*Written task*:
Skip the pictures and quote all of the lines exactly.
========================
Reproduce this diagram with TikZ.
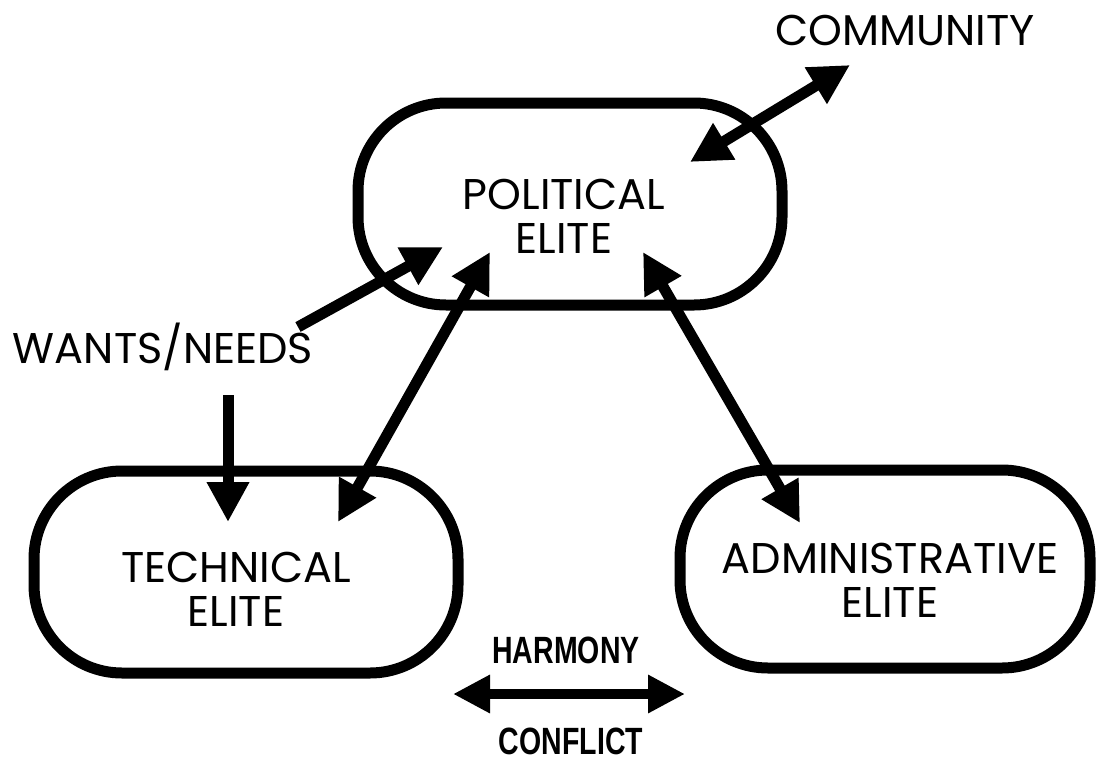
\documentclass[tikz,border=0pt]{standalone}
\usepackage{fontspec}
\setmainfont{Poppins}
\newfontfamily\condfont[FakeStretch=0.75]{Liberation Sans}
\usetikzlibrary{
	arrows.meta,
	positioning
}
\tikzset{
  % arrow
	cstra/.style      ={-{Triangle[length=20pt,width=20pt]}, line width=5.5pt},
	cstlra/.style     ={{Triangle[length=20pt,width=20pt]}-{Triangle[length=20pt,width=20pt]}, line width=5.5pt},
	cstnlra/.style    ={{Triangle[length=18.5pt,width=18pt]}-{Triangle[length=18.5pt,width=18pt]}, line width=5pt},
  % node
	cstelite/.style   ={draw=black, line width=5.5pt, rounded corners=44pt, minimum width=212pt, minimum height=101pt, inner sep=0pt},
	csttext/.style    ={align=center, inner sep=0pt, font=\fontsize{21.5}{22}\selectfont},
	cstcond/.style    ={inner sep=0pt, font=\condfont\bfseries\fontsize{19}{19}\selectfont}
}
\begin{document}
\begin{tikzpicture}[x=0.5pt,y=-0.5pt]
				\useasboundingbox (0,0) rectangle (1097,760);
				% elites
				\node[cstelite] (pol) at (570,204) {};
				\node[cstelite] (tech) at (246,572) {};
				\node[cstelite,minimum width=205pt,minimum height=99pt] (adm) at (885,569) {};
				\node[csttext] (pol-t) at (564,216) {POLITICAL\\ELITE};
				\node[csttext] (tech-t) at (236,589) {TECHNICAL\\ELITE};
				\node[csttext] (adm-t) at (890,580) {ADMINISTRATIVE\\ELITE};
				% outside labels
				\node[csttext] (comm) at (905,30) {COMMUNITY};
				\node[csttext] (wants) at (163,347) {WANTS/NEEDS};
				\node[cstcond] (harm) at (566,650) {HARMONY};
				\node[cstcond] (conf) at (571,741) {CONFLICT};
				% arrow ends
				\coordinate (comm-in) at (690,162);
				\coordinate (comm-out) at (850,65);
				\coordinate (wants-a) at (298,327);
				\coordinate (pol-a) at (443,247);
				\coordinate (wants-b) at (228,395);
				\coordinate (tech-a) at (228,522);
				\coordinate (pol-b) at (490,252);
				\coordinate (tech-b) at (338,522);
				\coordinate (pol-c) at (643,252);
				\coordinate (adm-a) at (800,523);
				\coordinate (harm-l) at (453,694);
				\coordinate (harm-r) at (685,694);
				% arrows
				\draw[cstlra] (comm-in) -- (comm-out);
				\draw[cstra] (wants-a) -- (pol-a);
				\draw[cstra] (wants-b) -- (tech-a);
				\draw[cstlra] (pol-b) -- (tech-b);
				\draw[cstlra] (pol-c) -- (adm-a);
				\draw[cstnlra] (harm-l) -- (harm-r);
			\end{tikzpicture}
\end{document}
========================
*Written reply*:
Reproduce this diagram with TikZ.
\documentclass[tikz,border=0pt]{standalone}
\usepackage{fontspec}
\setmainfont{Poppins}
\newfontfamily\condfont[FakeStretch=0.75]{Liberation Sans}
\usetikzlibrary{
	arrows.meta,
	positioning
}
\tikzset{
  % arrow
	cstra/.style      ={-{Triangle[length=20pt,width=20pt]}, line width=5.5pt},
	cstlra/.style     ={{Triangle[length=20pt,width=20pt]}-{Triangle[length=20pt,width=20pt]}, line width=5.5pt},
	cstnlra/.style    ={{Triangle[length=18.5pt,width=18pt]}-{Triangle[length=18.5pt,width=18pt]}, line width=5pt},
  % node
	cstelite/.style   ={draw=black, line width=5.5pt, rounded corners=44pt, minimum width=212pt, minimum height=101pt, inner sep=0pt},
	csttext/.style    ={align=center, inner sep=0pt, font=\fontsize{21.5}{22}\selectfont},
	cstcond/.style    ={inner sep=0pt, font=\condfont\bfseries\fontsize{19}{19}\selectfont}
}
\begin{document}
\begin{tikzpicture}[x=0.5pt,y=-0.5pt]
				\useasboundingbox (0,0) rectangle (1097,760);
				% elites
				\node[cstelite] (pol) at (570,204) {};
				\node[cstelite] (tech) at (246,572) {};
				\node[cstelite,minimum width=205pt,minimum height=99pt] (adm) at (885,569) {};
				\node[csttext] (pol-t) at (564,216) {POLITICAL\\ELITE};
				\node[csttext] (tech-t) at (236,589) {TECHNICAL\\ELITE};
				\node[csttext] (adm-t) at (890,580) {ADMINISTRATIVE\\ELITE};
				% outside labels
				\node[csttext] (comm) at (905,30) {COMMUNITY};
				\node[csttext] (wants) at (163,347) {WANTS/NEEDS};
				\node[cstcond] (harm) at (566,650) {HARMONY};
				\node[cstcond] (conf) at (571,741) {CONFLICT};
				% arrow ends
				\coordinate (comm-in) at (690,162);
				\coordinate (comm-out) at (850,65);
				\coordinate (wants-a) at (298,327);
				\coordinate (pol-a) at (443,247);
				\coordinate (wants-b) at (228,395);
				\coordinate (tech-a) at (228,522);
				\coordinate (pol-b) at (490,252);
				\coordinate (tech-b) at (338,522);
				\coordinate (pol-c) at (643,252);
				\coordinate (adm-a) at (800,523);
				\coordinate (harm-l) at (453,694);
				\coordinate (harm-r) at (685,694);
				% arrows
				\draw[cstlra] (comm-in) -- (comm-out);
				\draw[cstra] (wants-a) -- (pol-a);
				\draw[cstra] (wants-b) -- (tech-a);
				\draw[cstlra] (pol-b) -- (tech-b);
				\draw[cstlra] (pol-c) -- (adm-a);
				\draw[cstnlra] (harm-l) -- (harm-r);
			\end{tikzpicture}
\end{document}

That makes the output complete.